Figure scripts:
^^^^^^^^

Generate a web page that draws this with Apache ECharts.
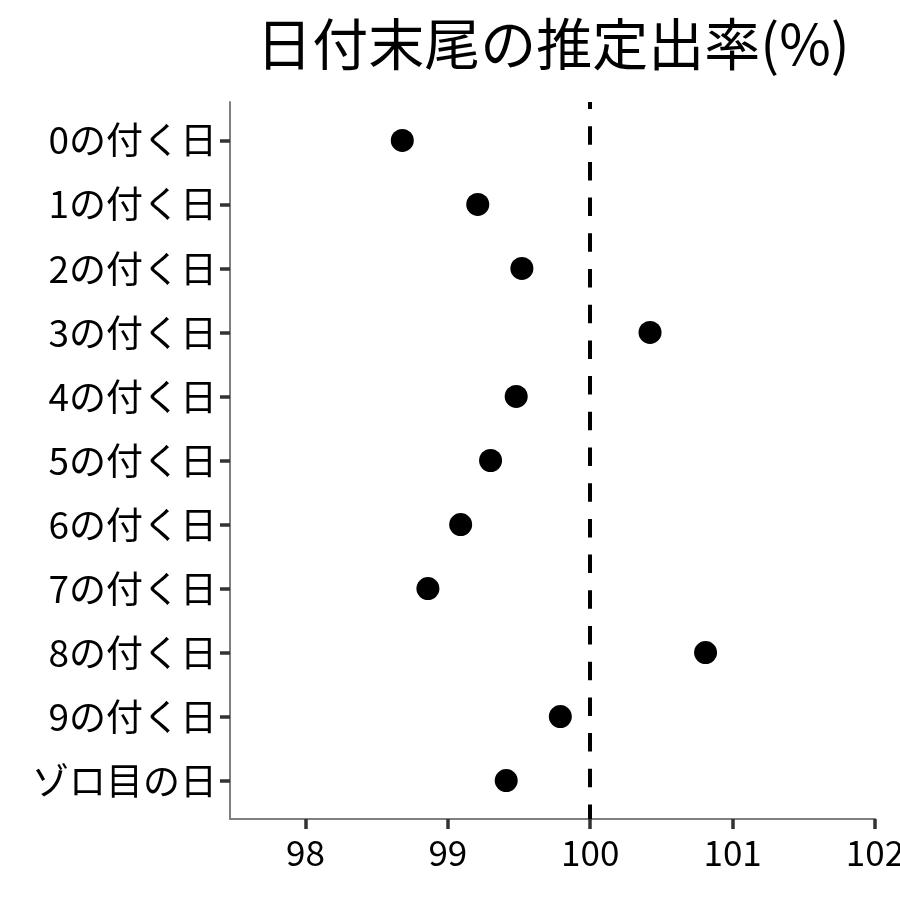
<!DOCTYPE html>
<html>
<head>
<meta charset="utf-8">
<script src="https://cdn.jsdelivr.net/npm/echarts@6/dist/echarts.min.js"></script>
<style>html,body{margin:0;padding:0;background:#fff;}#c{width:900px;height:900px;}</style>
</head>
<body>
<div id="c"></div>
<script>
const categories = ['0の付く日','1の付く日','2の付く日','3の付く日','4の付く日','5の付く日','6の付く日','7の付く日','8の付く日','9の付く日','ゾロ目の日'];
const values = [98.68, 99.21, 99.52, 100.42, 99.48, 99.30, 99.09, 98.86, 100.81, 99.79, 99.41];
const xTicks = [98, 99, 100, 101, 102];
const refValue = 100;
const yIdx = categories.map((c, i) => i);

const FONT = '"Noto Sans CJK JP", "Noto Sans", sans-serif';
const chart = echarts.init(document.getElementById('c'), null, {renderer: 'canvas'});
chart.setOption({
  animation: false,
  backgroundColor: '#fff',
  title: {
    text: '日付末尾の推定出率(%)',
    left: 548, top: 11, textAlign: 'center',
    textStyle: {fontFamily: FONT, fontSize: 56, fontWeight: 'normal', color: '#000'}
  },
  grid: {left: 230, right: 25, top: 102, bottom: 81, outerBoundsMode: 'none', containLabel: false},
  xAxis: {
    type: 'value', min: 97.47, max: 102,
    axisLine: {show: true, onZero: false, lineStyle: {color: '#808080', width: 2}},
    axisTick: {show: true, customValues: xTicks, length: 10, lineStyle: {color: '#333', width: 3.5}},
    axisLabel: {customValues: xTicks, fontFamily: FONT, fontSize: 35, color: '#000', margin: 16},
    splitLine: {show: false}
  },
  yAxis: {
    type: 'value', inverse: true, min: -0.6, max: 10.6,
    axisLine: {show: true, onZero: false, lineStyle: {color: '#808080', width: 2}},
    axisTick: {show: true, customValues: yIdx, length: 10, lineStyle: {color: '#333', width: 3.5}},
    axisLabel: {customValues: yIdx, formatter: v => categories[Math.round(v)], fontFamily: FONT, fontSize: 37, color: '#000', margin: 13},
    splitLine: {show: false}
  },
  series: [{
    type: 'scatter',
    symbolSize: 23,
    itemStyle: {color: '#000', opacity: 1},
    data: values.map((v, i) => [v, i]),
    markLine: {
      silent: true, symbol: 'none', label: {show: false},
      lineStyle: {color: '#000', type: [18.5, 17.2], dashOffset: 11.5, width: 4, opacity: 1},
      data: [{xAxis: refValue}]
    }
  }]
});
</script>
</body>
</html>
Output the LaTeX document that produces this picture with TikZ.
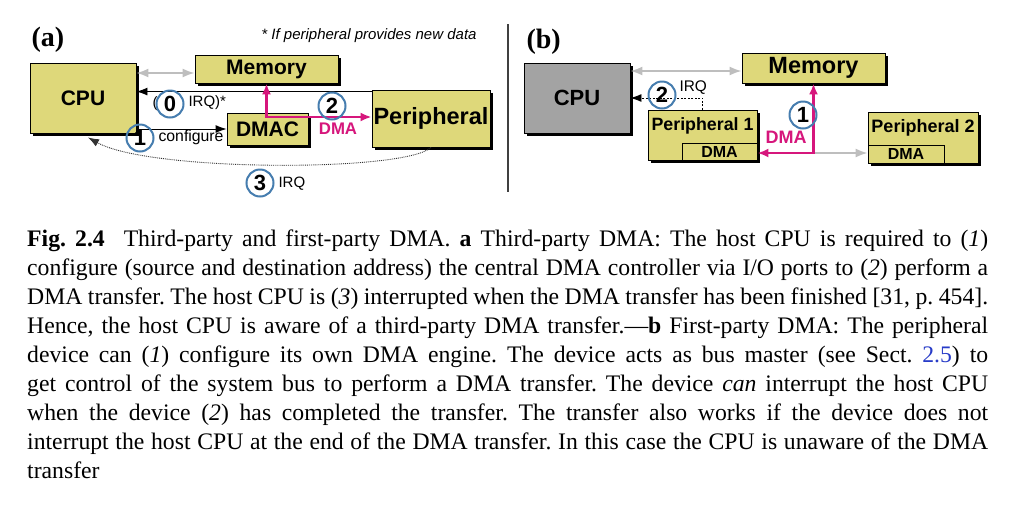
\documentclass[tikz,border=0pt]{standalone}
\usepackage{fontspec}
\setmainfont{Liberation Serif}
\newfontfamily\arial{Liberation Sans}
\usetikzlibrary{arrows.meta,calc}
\definecolor{boxyellow}{RGB}{222,216,122}
\definecolor{cpugray}{RGB}{163,163,163}
\definecolor{ringblue}{RGB}{70,125,175}
\definecolor{dmamag}{RGB}{214,22,124}
\definecolor{busgray}{RGB}{190,190,190}
\definecolor{linkblue}{RGB}{40,60,200}
\begin{document}
\begin{tikzpicture}[x=1pt,y=-1pt,
  shbox/.style={draw=black, line width=0.9pt, inner sep=0pt,
    preaction={fill=black, transform canvas={shift={(3pt,-3pt)}}}},
  ybox/.style={shbox, fill=boxyellow},
  gbox/.style={shbox, fill=cpugray},
  inbox/.style={draw=black, line width=0.9pt, fill=boxyellow, inner sep=0pt},
  sfb/.style={font=\arial\bfseries\fontsize{#1}{#1}\selectfont},
  sfr/.style={font=\arial\fontsize{#1}{#1}\selectfont},
  ring/.style={circle, draw=ringblue, line width=2pt, minimum size=27pt, inner sep=0pt,
    font=\arial\bfseries\fontsize{22}{22}\selectfont},
  bus/.style={draw=busgray, line width=1.8pt, {Latex[length=12pt,width=9pt]}-{Latex[length=12pt,width=9pt]}},
  busone/.style={draw=busgray, line width=1.8pt, -{Latex[length=12pt,width=9pt]}},
  ctl/.style={draw=black, line width=0.9pt, -{Latex[length=11pt,width=8pt]}},
  dma/.style={draw=dmamag, line width=2.4pt, {Latex[length=11pt,width=9pt]}-{Latex[length=11pt,width=9pt]}},
  irqa/.style={draw=black!80, line width=0.9pt, densely dotted, -{Latex[length=11pt,width=8pt]}},
  irqb/.style={draw=black, line width=0.9pt, dash pattern=on 2pt off 1.5pt, -{Latex[length=11pt,width=8pt]}},
  dmatxt/.style={text=dmamag, font=\arial\bfseries\fontsize{#1}{#1}\selectfont},
  panel/.style={font=\bfseries\fontsize{28}{28}\selectfont}
]
\useasboundingbox (0,0) rectangle (1032,507);
\fill[white] (0,0) rectangle (1032,507);

% ---------------- (a) ----------------
\node[panel, anchor=west] (labA) at (28,40) {(a)};
\node[font=\arial\itshape\fontsize{15}{15}\selectfont] (note) at (369,36) {* If peripheral provides new data};

\node[ybox, minimum width=106pt, minimum height=70pt, sfb=21] (cpuA) at (83,98) {CPU};
\node[ybox, minimum width=143pt, minimum height=28pt, sfb=21] (memA) at (266.5,69) {Memory};
\node[ybox, minimum width=118pt, minimum height=57pt, sfb=23.5] (perA) at (431,118.5) {Peripheral};
\node[ybox, minimum width=81pt, minimum height=32pt, sfb=21] (dmac) at (267.5,129) {DMAC};

\coordinate (gA) at ($(memA.west)+(0,4)$);
\draw[bus] (cpuA.east |- gA) -- (gA);

\coordinate (irq0) at ($(perA.north west)+(0,2)$);
\draw[ctl] (irq0) -- (cpuA.east |- irq0);

\draw[ctl] (cpuA.east |- dmac.west) -- (dmac.west);

\coordinate (jA) at (266.5,117);
\draw[dma] (memA.south) |- (perA.west |- jA);

\draw[irqa] (perA.south) .. controls (405,172) and (150,172) .. ([xshift=5pt,yshift=-4pt]cpuA.south);

\node[sfr=15] (par0) at (155,104) {(};
\node[ring] (r0) at (170,104) {0};
\node[sfr=15, anchor=west] (irq0t) at (185,103) {IRQ)*};
\node[ring] (r1) at (140,138) {1};
\node[sfr=15.8, anchor=west] (conf) at (155,137) {configure};
\node[ring] (r2) at (332,106) {2};
\node[dmatxt=16.8] (dmaA) at (338,129) {DMA};
\node[ring] (r3) at (260,183) {3};
\node[sfr=15, anchor=west] (irq3t) at (275,184) {IRQ};

% divider
\draw[black!75, line width=1.3pt] (508,24) -- (508,192);

% ---------------- (b) ----------------
\node[panel, anchor=west] (labB) at (523,42) {(b)};
\node[gbox, minimum width=106pt, minimum height=70pt, sfb=22] (cpuB) at (577,98) {CPU};
\node[ybox, minimum width=143pt, minimum height=30pt, sfb=23.5] (memB) at (813.5,68) {Memory};
\node[ybox, minimum width=109pt, minimum height=50pt] (per1) at (702.5,135) {};
\node[sfb=17.8] (per1t) at (702.5,126) {Peripheral 1};
\node[inbox, minimum width=75pt, minimum height=17pt, sfb=16] (dma1) at (719.5,151.5) {DMA};
\node[ybox, minimum width=110pt, minimum height=51pt] (per2) at (923,137.5) {};
\node[sfb=18] (per2t) at (923,128) {Peripheral 2};
\node[inbox, minimum width=76pt, minimum height=18pt, sfb=16] (dma2) at (906,154) {DMA};

\coordinate (gB) at ($(memB.west)+(0,3)$);
\draw[bus] (cpuB.east |- gB) -- (gB);

\coordinate (jB) at (813.5,153);
\draw[busone] (jB) -- (per2.west |- jB);
\draw[dma] (memB.south) |- (per1.east |- jB);

\draw[irqb] (per1.north) |- (cpuB.east);

\node[ring] (rb2) at (662,95) {2};
\node[sfr=15.4, anchor=west] (irqBt) at (676,88) {IRQ};
\node[ring] (rb1) at (803,115) {1};
\node[dmatxt=18] (dmaB) at (786,137) {DMA};

% ---------------- caption ----------------
\node[anchor=north west, inner sep=0pt, text width=961pt, align=justify,
      font=\fontsize{23.7}{28.9}\selectfont] (cap) at (27,230)
{\frenchspacing\tolerance=10000\emergencystretch=20pt
\textbf{Fig.~2.4}\hspace{0.8em}Third-party and first-party DMA. \textbf{a} Third-party DMA: The host CPU is required to (\textit{1})\linebreak
configure (source and destination address) the central DMA controller via I/O ports to (\textit{2}) perform a\linebreak
DMA transfer. The host CPU is (\textit{3}) interrupted when the DMA transfer has been finished [31, p. 454].\linebreak
Hence, the host CPU is aware of a third-party DMA transfer.---\textbf{b} First-party DMA: The peripheral\linebreak
device can (\textit{1}) configure its own DMA engine. The device acts as bus master (see Sect. \textcolor{linkblue}{2.5}) to\linebreak
get control of the system bus to perform a DMA transfer. The device \textit{can} interrupt the host CPU\linebreak
when the device (\textit{2}) has completed the transfer. The transfer also works if the device does not\linebreak
interrupt the host CPU at the end of the DMA transfer. In this case the CPU is unaware of the DMA\linebreak
transfer};
\end{tikzpicture}
\end{document}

^^^^^^^^

▸ TO BE DONE:
Pictures excluded, repeat exactly the lines from the top of the material through the line with "const yIdx = categories.map((c, i) => i);", including both of those lines.

▸ REPLY:
Generate a web page that draws this with Apache ECharts.
<!DOCTYPE html>
<html>
<head>
<meta charset="utf-8">
<script src="https://cdn.jsdelivr.net/npm/echarts@6/dist/echarts.min.js"></script>
<style>html,body{margin:0;padding:0;background:#fff;}#c{width:900px;height:900px;}</style>
</head>
<body>
<div id="c"></div>
<script>
const categories = ['0の付く日','1の付く日','2の付く日','3の付く日','4の付く日','5の付く日','6の付く日','7の付く日','8の付く日','9の付く日','ゾロ目の日'];
const values = [98.68, 99.21, 99.52, 100.42, 99.48, 99.30, 99.09, 98.86, 100.81, 99.79, 99.41];
const xTicks = [98, 99, 100, 101, 102];
const refValue = 100;
const yIdx = categories.map((c, i) => i);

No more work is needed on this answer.